In morning trading, ReNeuron shares were 6.3% higher at 136p.
The update came alongside the stem cell specialist’s interim results, which showed it made significant operational and financial progress in the six months to September 30.
Chief among the highlights was its tie-up with China’s Fosun, which is worth a potential £80mln in milestone payments and which yielded a £5.4mln upfront sum.
It helped shore up an already fairly robust balance sheet as the group ended the period with just over £21mln in the bank, giving it two years’ cash runway at the current burn rate.
In the clinic, the company delivered positive top-line results from its phase I/IIa study of patients with the degenerative eye disease retinitis pigmentosa.
An ongoing phase IIa clinical assessment is to be expanded, while further efficacy data is expected next year.
Turning to its CTX stem cell therapy for stroke victims, ReNeuron hopes to accelerate recruitment for its US phase IIb trial with protocol amendments and “other initiatives”.
Meanwhile, the overall size of the study increased from 110 to 130 patients, with a read-out expected in mid-2021.

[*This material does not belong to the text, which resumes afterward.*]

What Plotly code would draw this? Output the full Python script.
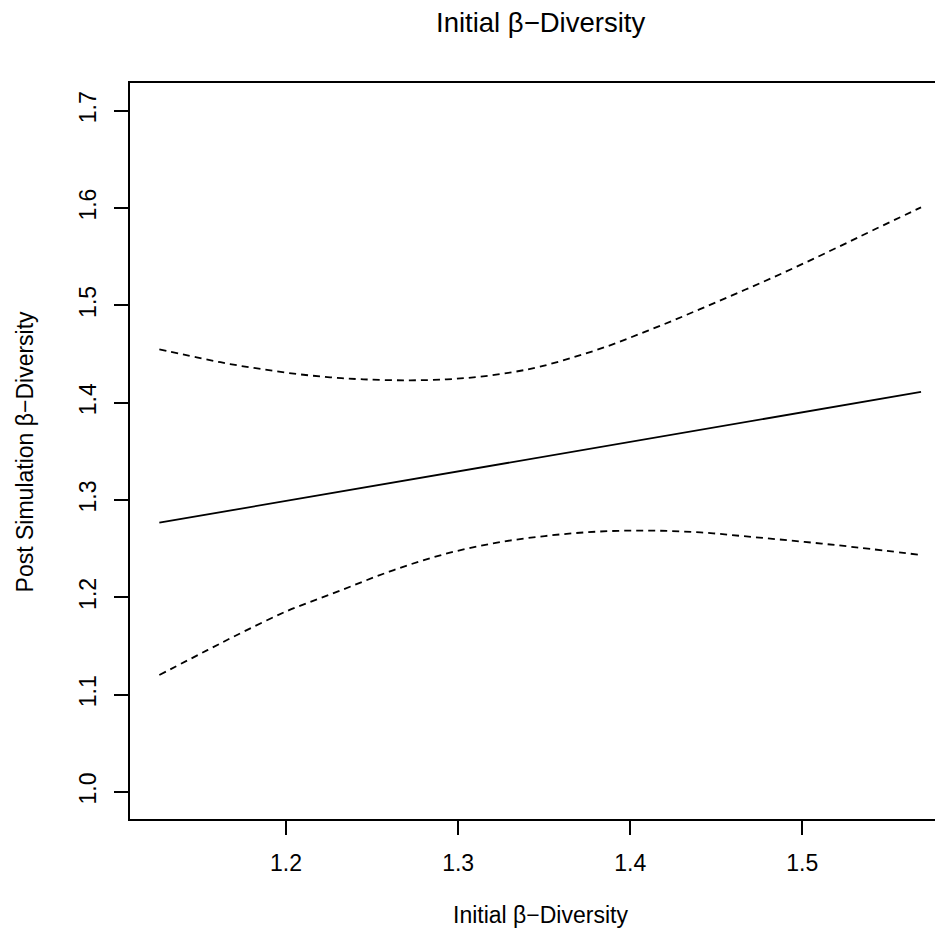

The half also saw the drug developer ink a grant-funded collaboration initiated with European Cancer Stem Cell Research Institute to develop that will aid the development of its exomes technology.

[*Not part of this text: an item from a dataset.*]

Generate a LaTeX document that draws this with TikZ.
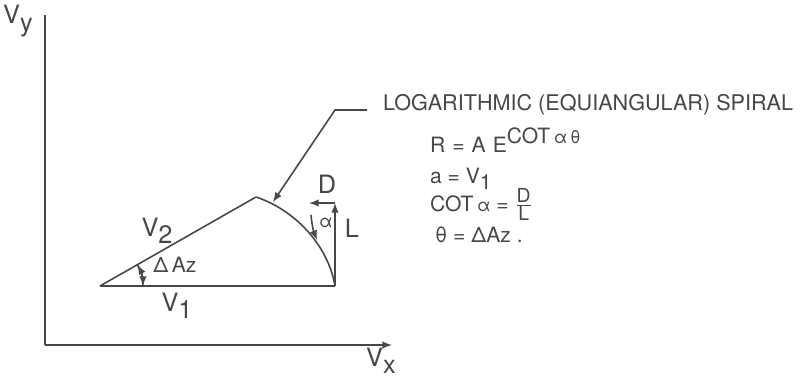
\documentclass[tikz,border=0pt]{standalone}
\usepackage{fontspec}
\setmainfont{TeX Gyre Heros}
\usetikzlibrary{arrows, positioning}
\usetikzlibrary{calc}
\usepackage{xcolor}
\definecolor{ink}{gray}{0.28}
\tikzset{
  ln/.style={ink, line width=0.9pt},
  lbl/.style={ink, font=\Large, inner sep=1pt},
  txt/.style={ink, font=\fontsize{12}{14}\selectfont, anchor=base west, inner sep=1pt}
}
\newcommand{\lowsub}[1]{\raisebox{-0.55ex}{#1}}
\newcommand{\fracletter}[1]{\mbox{\fontsize{11}{13}\selectfont #1}}

\begin{document}
\begin{tikzpicture}[x=0.02cm, y=0.02cm]
				\useasboundingbox (0,0) rectangle (806,383);
				% axes
				\coordinate (top) at (45,368);
				\coordinate (corner) at (45,38);
				\coordinate (xend) at (392,38);
				\draw[ln] (top) -- (corner);
				\draw[ln,-latex] (corner) -- (xend);
				\node[lbl] (vy) at (18,362) {V\lowsub{y}};
				\node[lbl] (vx) at (381,22) {V\lowsub{x}};
				% triangle
				\coordinate (O) at (100,97);
				\coordinate (P) at (335,97);
				\coordinate (A) at (256,186);
				\coordinate (T) at (335,180);
				\coordinate (Dt) at (309,180);
				\draw[ln] (O) -- (P);
				\draw[ln] (O) -- (A);
				\draw[ln] (A) .. controls (295,173) and (328,138) .. (P);
				\draw[ln,-latex] (P) -- (T);
				\draw[ln,-latex] (T) -- (Dt);
				\draw[ln,-latex] (O) ++(43,0) arc (0:29.4:43);
				\draw[ln,-latex] (O) ++(29.4:43) arc (29.4:0:43);
				\draw[ln,-latex] (311,168) to[bend right=8] (317,143);
				\node[lbl] (v2) at (157,152) {V\lowsub{2}};
				\node[lbl] (v1) at (177,77) {V\lowsub{1}};
				\node[lbl,font=\large] (daz) at (175,118) {Δ\,Az};
				\node[lbl] (d) at (327,199) {D};
				\node[lbl] (l) at (352,155) {L};
				\node[lbl,font=\normalsize] (al) at (326,160) {α};
				% leader
				\coordinate (c1) at (367,273);
				\coordinate (c2) at (335,273);
				\coordinate (tip) at (273,181);
				\draw[ln,-latex] (c1) -- (c2) -- (tip);
				\node[txt,font=\fontsize{12.3}{15}\selectfont] (title) at (381,273) {LOGARITHMIC (EQUIANGULAR) SPIRAL};
				\node[txt] (f1) at (428,231) {R\,\,=\,\,A\,\,E\raisebox{5pt}{COT\,{\normalsize α\,θ}}};
				\node[txt] (f2) at (428,200) {a = V\lowsub{1}};
				\node[txt] (f3) at (428,172) {COT\,{\normalsize α} = $\frac{\fracletter{D}}{\fracletter{L}}$};
				\node[txt] (f4) at (433,141) {θ = ΔAz .};
			\end{tikzpicture}
\end{document}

Exosomes are nanoparticles released by cells and contain a number of active proteins and micro RNAs that are believed to play a key role in cell-to-cell communication.

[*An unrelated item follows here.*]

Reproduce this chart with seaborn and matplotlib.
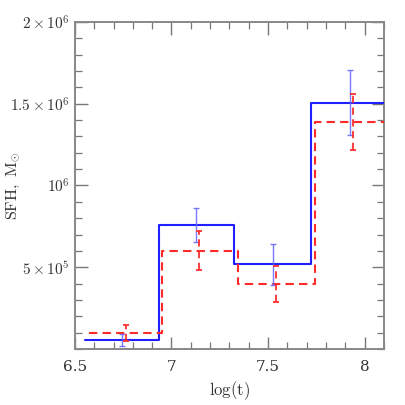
import numpy as np
import pandas as pd
import seaborn as sns
import matplotlib
matplotlib.use("Agg")
import matplotlib.pyplot as plt
from matplotlib.ticker import MultipleLocator, FixedLocator, FixedFormatter

##
# data
##
blue_edges = [6.553, 6.935, 7.324, 7.724, 8.13]
blue_sfh = [5.5e4, 7.57e5, 5.2e5, 1.506e6]
red_edges = [6.572, 6.953, 7.343, 7.742, 8.15]
red_sfh = [1.0e5, 6.02e5, 3.98e5, 1.389e6]

blue_err_x = [6.743, 7.128, 7.523, 7.923]
blue_err_y = [5.6e4, 7.58e5, 5.17e5, 1.508e6]
blue_err = [3.4e4, 1.04e5, 1.25e5, 1.97e5]

red_err_x = [6.762, 7.143, 7.541, 7.941]
red_err_y = [1.0e5, 6.02e5, 3.97e5, 1.39e6]
red_err = [4.9e4, 1.18e5, 1.11e5, 1.71e5]

ytick_vals = [5e5, 1e6, 1.5e6, 2e6]
ytick_labels = [r"$5\times10^5$", r"$10^6$", r"$1.5\times10^6$", r"$2\times10^6$"]
xtick_vals = [6.5, 7, 7.5, 8]
xtick_labels = ["6.5", "7", "7.5", "8"]

sns.set_style("ticks")
plt.rcParams['font.family'] = ['DejaVu Serif']
plt.rcParams['mathtext.fontset'] = 'cm'

# steps need the last value repeated at the closing edge
blue_df = pd.DataFrame({'logt': blue_edges, 'sfh': blue_sfh + blue_sfh[-1:]})
red_df = pd.DataFrame({'logt': red_edges, 'sfh': red_sfh + red_sfh[-1:]})

fig = plt.figure(figsize=(4.05, 4.05), dpi=100)
ax = fig.add_axes([0.185, 0.138, 0.763, 0.808])

sns.lineplot(data=blue_df, x='logt', y='sfh', drawstyle='steps-post', color='#2020ff',
             lw=1.5, ax=ax, zorder=3)
sns.lineplot(data=red_df, x='logt', y='sfh', drawstyle='steps-post', color='#ff2a2a',
             lw=1.5, ax=ax, zorder=3, dashes=False, linestyle=(0, (4, 2.5)))

ax.errorbar(blue_err_x, blue_err_y, yerr=blue_err, fmt='none', ecolor='#6a6aff',
            elinewidth=1.0, capsize=2.5, capthick=1.0, alpha=0.9, zorder=4)
eb = ax.errorbar(red_err_x, red_err_y, yerr=red_err, fmt='none', ecolor='#ff3030',
                 elinewidth=1.3, capsize=2.5, capthick=1.3, zorder=4)
eb[2][0].set_linestyle((0, (4, 2.5)))

ax.set_xlim(6.5, 8.1)
ax.set_ylim(0, 2e6)

ax.xaxis.set_major_locator(FixedLocator(xtick_vals))
ax.xaxis.set_major_formatter(FixedFormatter(xtick_labels))
ax.xaxis.set_minor_locator(MultipleLocator(0.1))
ax.yaxis.set_major_locator(FixedLocator(ytick_vals))
ax.yaxis.set_major_formatter(FixedFormatter(ytick_labels))
ax.yaxis.set_minor_locator(MultipleLocator(1e5))

ax.tick_params(which='both', direction='in', top=True, right=True, colors='#777777',
               labelcolor='#333333', labelsize=11)
ax.tick_params(which='major', length=9, width=1.0)
ax.tick_params(which='minor', length=5, width=0.9)
ax.tick_params(axis='x', pad=8)

for s in ax.spines.values():
    s.set_color('#888888')
    s.set_linewidth(1.4)

ax.set_xlabel(r"$\mathrm{log(t)}$", fontsize=12, color='#333333', labelpad=4)
ax.set_ylabel(r"$\mathrm{SFH,\ M_{\odot}}$", fontsize=11.5, color='#333333')
ax.yaxis.set_label_coords(-0.17, 0.5)

fig.savefig('out.png', dpi=100)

A growing body of evidence demonstrates that exosomes can modulate cellular immunity and promote the activation of regenerative or repair programmes in diseased or injured cells.
"The period under review has been marked by significant progress across our various clinical and research programmes,” said Olav Hellebø, ReNeuron chief executive.
Taking a closer look at the financials, the interim reveal losses were narrowed to £3.9mln rom £5.36mln, while cash burn for the six months fell to £5.15mln from £7.54mln.